Terzetto für zwei Violinen und Viola, op. 74
Werkverzeichnisnummer: 600
1. Introduzione. Allegro ma non troppo
2. Larghetto
3. Scherzo. Vivace
4. Tema con variazioni. Poco adagio
So wichtig für Dvorak die die Kammermusik mit Klavier auch immer war – sein ureigenstes Metier jedoch, das Genre, in dem er sich ganz zuhause fühlte, blieb die reine Streicherkammermusik. Seine 14 Streichquartette, die „Zypressen“, seine drei bzw. vier Streichquintette und das Sextett legen davon beredtes Zeugnis ab. Vielleicht hing dies mit seiner eigenartigen Genese als Komponist und Musiker zusammen. Der Sohn eines Metzgers und Gastwirts im kleinen Nelahozeves in Mittelböhmen musste seine Zeit mit anderem zubringen als mit Musizieren: „Seht dort hin auf die verschiedenen Dörfer!“, rief der Meister bei einem Spaziergang zu den Stätten seiner Jugend später aus: „In diese Orte pflegte ich mit meinem Vater Rinder kaufen zu gehen, und wenn mir der Vater so ein Tier anvertraute, das mir in seinem Übermut davonlief oder mich ohne weiteres in den Teich schleifte, war ich nicht zu beneiden. Aber all diese Leiden meines jungen Lebens versüßte mir die Musik, mein Schutzengel.“ Die bitter-arme Jugend Dvoraks, seine musikalischen Anfänge in der Dorfschule und Dorfkirche, die Jahre in der Orgelschule Prag mit den ersten Gehversuchen in einer 20 Mann starken Tanzkapelle – all dies schwingt in seiner Streichermusik noch nach, in den scheinbar so naiven Themen, den mitreißenden Tanzrhythmen und selig singenden Melodien. In den abgeklärten späten Streicherwerken hören wir immer noch den Dvorak, der in einer Prager Irrenanstalt zum ersten Mal Streichsextette spielte. Dvorak vertraute stets darauf, der liebe Gott werde ihm „schon auch einige Melodien zuflüstern“. Doch dieser göttliche Funke hat ihn lange genug mitten in der Härte des Lebens angeweht.

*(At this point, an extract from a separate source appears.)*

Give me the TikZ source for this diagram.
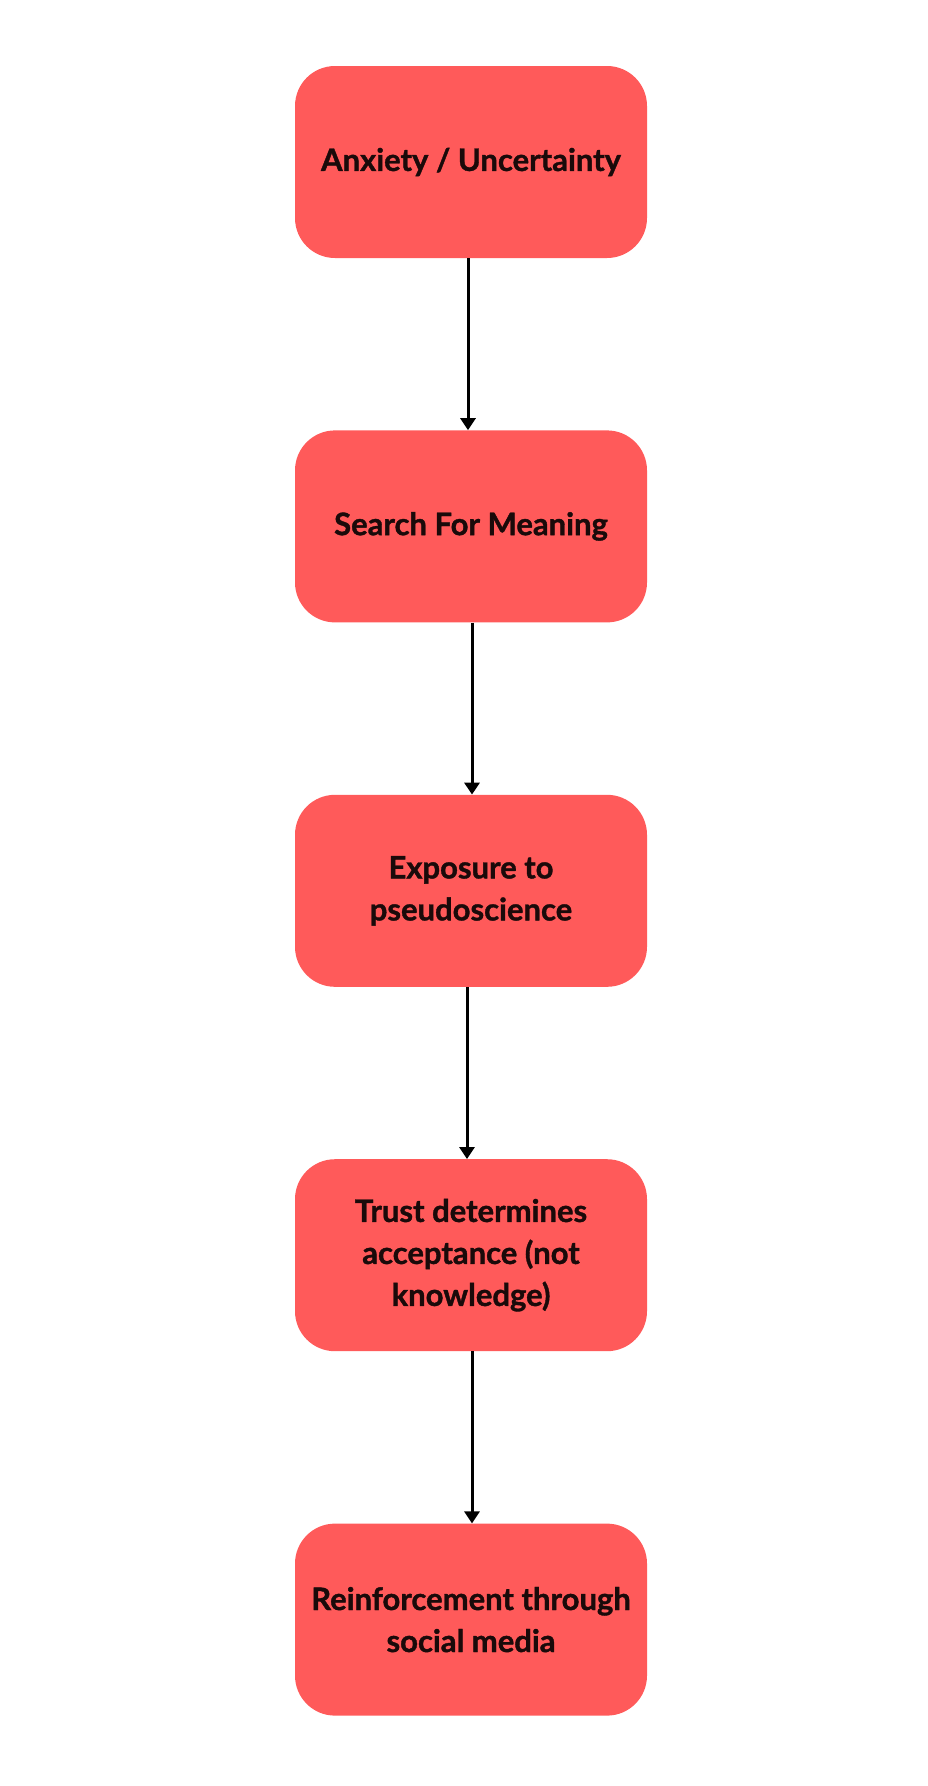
\documentclass[tikz,border=0pt]{standalone}
\usepackage{fontspec}
\setmainfont{Lato}[BoldFeatures={FakeBold=1.2}]
\usetikzlibrary{arrows.meta, positioning}
\definecolor{boxred}{HTML}{FF5A5A}
\definecolor{inkdark}{HTML}{1A0A0A}

\begin{document}
\begin{tikzpicture}[
            x=1pt, y=1pt,
            node distance=172pt,
            stepbox/.style={rectangle, rounded corners=40pt, fill=boxred, draw=none,
                minimum width=352pt, minimum height=192pt, align=center,
                text=inkdark, font=\fontsize{31}{42}\selectfont\bfseries},
            flowarrow/.style={-{Triangle[length=12pt, width=15pt]}, line width=3pt, black},
            ]
            \useasboundingbox (0,0) rectangle (928,-1786);

            \node[stepbox]    (anx)   at (471,-162) {Anxiety / Uncertainty};
            \node[stepbox]    (srch)  [below=of anx] {Search For Meaning};
            \node[stepbox]    (expo)  [below=of srch] {Exposure to\\pseudoscience};
            \node[stepbox]    (trust) [below=of expo] {Trust determines\\acceptance (not\\knowledge)};
            \node[stepbox]    (reinf) [below=of trust] {Reinforcement through\\social media};

            \draw[flowarrow] ([xshift=-3pt]anx.south) -- ([xshift=-3pt]srch.north);
            \draw[flowarrow] ([xshift=1pt]srch.south) -- ([xshift=1pt]expo.north);
            \draw[flowarrow] ([xshift=-4pt]expo.south) -- ([xshift=-4pt]trust.north);
            \draw[flowarrow] ([xshift=1pt]trust.south) -- ([xshift=1pt]reinf.north);
        \end{tikzpicture}
\end{document}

Die liebenswürdigsten Zeugnisse für Dvoraks lustvollen Umgang mit den Streicherklängen, ihren Bogen-, Pizzicato- und Doppelgriffkünsten, sind die beiden Zyklen von „Kürzest-Stücken“ für zwei Violinen und Bratsche, die er 1887 geschrieben hat: zum einen die „Drobnosti“, op. 75a, aus denen die „Romantischen Stücke“ für Violine und Klavier hervorgingen, zum anderen das „Terzetto“, op. 74. Erst wenn man diese Sätze gehört hat, dieses ätherische, basslose Schmachten dreier hoher Streichinstrumente in berückend schönen Klangfarben, weiß man, was Dvorak ist. „Ich schreibe jetzt kleine Bagatellen, denken Sie, nur für zwei Violinen und Viola. Die Arbeit freut mich ebenso sehr, als wenn ich eine große Sinfonie schriebe.“ Diese Sätze an Simrock sind ein kleines Credo des „tschechischen Musikanten“ Dvorak. Was er fürs häusliche Musizieren mit seinen Freunden komponierte – Werke, von denen er wusste, dass sie überall auf dem Land in Tschechien gespielt werden würden -, das erfüllte ihn mit ebenso großem Stolz wie die Monumentalwerke seines öffentlichen, internationalen Wirkens. „Sie sind freilich mehr für Dilettanten gedacht, aber hat Beethoven und Schumann auch nicht einmal mit ganz kleinen Mitteln geschrieben und wie?“ Dieses „und wie!“ steckt hinter jedem Takt des Terzettos. Dvorak wollte beweisen, was man mit begrenzten Mitteln erreichen kann: kein ausgiebiges Sonatenallegro zu Beginn, sondern eine charmante Einleitung, eine Art Vorwort zum melodisch wunderschönen Adagio. Das Scherzo, ein Furiant mit einem Ländler als Trio, wirkt so volkstümlich, als sei es gerade auf dem nächsten Tanzboden gespielt worden. Und im Finale hat Dvorak die Variationenform auf den kürzesten Nenner gebracht.